Delegate Vs Doing self?
Dilemma on When to Delegate vs. Doing It Yourself
You have built the business from scratch. You know it best. Naturally, you want everything done perfectly. But when you try to do everything yourself, you become the bottleneck.
Insight you need to aware about delegation:
Delegation is not about losing control—it’s about empowering others so you can focus on what truly matters for your position and business growth.
Solution Approach:
- Identify what only YOU should do—Vision-setting, strategy, and key decisions should stay with you.
- Build systems and SOPs—So work gets done consistently even when you’re not involved.
- Monitor through structured check-ins—Daily / Weekly reviews keep you in control without micromanaging.
💡 Reflection: What are you doing today that someone else can handle? If I step away for a week, will your business function smoothly?
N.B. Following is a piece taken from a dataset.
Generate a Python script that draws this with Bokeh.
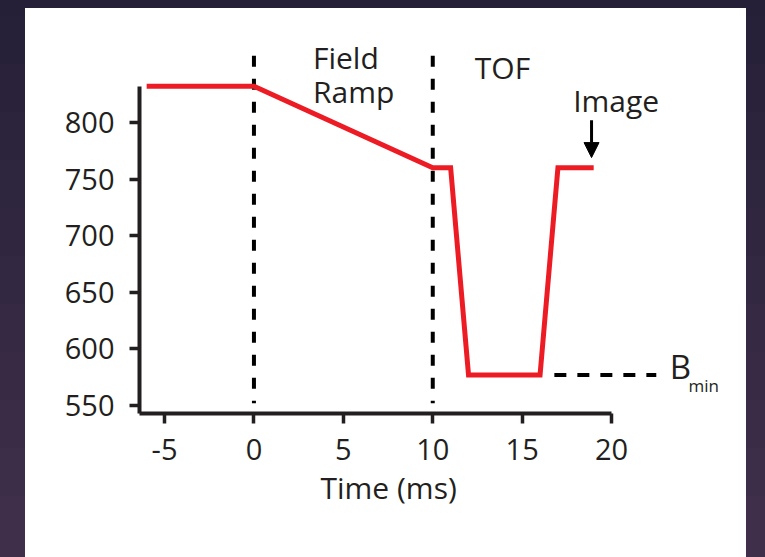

Detailing Vs Big picture view?
Some business owners are too hands-on, getting stuck in small tasks. Others are too detached, ignoring daily execution problems. Where is the balance?
Your job is to set direction, build systems, and ensure accountability—not solve every minor issue.
Some people take an extreme stand on macro management and leave the execution of tasks to others, assuming they empower others. Some people try to get into all the nitty-gritty of the job, thinking they help others get things done. Each stand affects the problem-solving and decision-making capabilities of people reporting to them.
Consider the case, as i observed,
One of the business heads is balancing the micro and macro levels of management. His style of leadership makes his team get things done with little effort.
For example, when he wants to conduct an event, he calls his team, explains his end objective, and leaves it to the team on execution details (Macro management).
He is disciplined enough to review the progress. When the team raises some concerns, say cross-functional conflict, he gets into detailing (micromanagement) and clears the path (macro).
It looks like he is not connected to the team, but he is available for guidance when required.
His style is a standard management process, but there is a subtle difference between being in and out of the task and empowering the people. It is an art.
Because of his switching between macro and micro-management styles, the team feels comfortable working with him and problem-solving, and decision-making capabilities are enhanced among the group, as i witnessed.
Balancing macro and micro-management calls for introspecting our thought process towards work and people. However, the ability can be learned.
Summary & Call to Action:
Final Thoughts: Every Dilemma Has a Structured Solution
If you’re facing these dilemmas, you’re not alone. The most successful small business owners don’t avoid dilemmas—they develop a framework for making decisions.
The next time you face a dilemma, ask yourself:
✅ Does this decision align with my long-term business vision?
✅ Am I balancing risk with potential reward?
✅ Is there a structured way to manage both sides of the dilemma?
Your Next Step: Choose one dilemma you’re facing today. Apply these insights. Test the approach. Small, structured changes lead to big transformations over time.